Feature enrichment and selection for transductive classification on networked data

  • Authors:
  • Zehra Cataltepe;Abdullah Sonmez;Baris Senliol

  • Affiliations:
  • -;-;-

  • Venue:
  • Pattern Recognition Letters
  • Year:
  • 2014

Quantified Score

Hi-index 0.10

Visualization

Abstract

Networked data consist of nodes and links between the nodes which indicate their dependencies. Nodes have content features which are available for all the data; on the other hand, the labels are available only for the training data. Given the features for all the nodes and labels for training nodes, in transductive classification, labels for all remaining nodes are predicted. Learning algorithms that use both node content features and links have been developed. For example, collective classification algorithms use aggregated (such as sum or average of) labels of neighbors, in addition to node features, as inputs to a classifier. The classifier is trained using the training data only. When testing, since the neighbors' labels are used as classifier inputs, the labels for the test set need to be determined through an iterative procedure. While it is usually very difficult to obtain labels on the whole dataset, features are usually easier to obtain. In this paper, we introduce a new method of transductive network classification which can use the test node features when training the classifier. We train our classifier using enriched node features. The enriched node features include, in addition to the node's own features, the aggregated neighbors' features and aggregation of node and neighbor features passed through simple logical operators OR and AND. Enriched features may contain irrelevant or redundant features, which could decrease classifier performance.

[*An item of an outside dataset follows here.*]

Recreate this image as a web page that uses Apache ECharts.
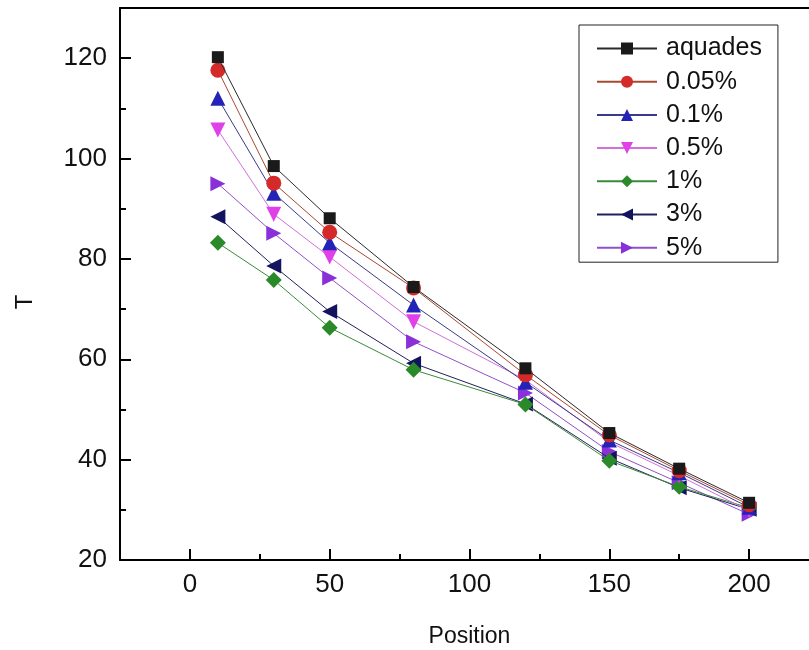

Therefore, we employ feature selection to determine whether a feature among the set of enriched features should be used for classifier training or not. Our feature selection method, called FCBF#, is a mutual information based, filter type, fast, feature selection method. Experimental results on three different network datasets show that classification accuracies obtained using network enriched and selected features are comparable or better than content only or collective classification.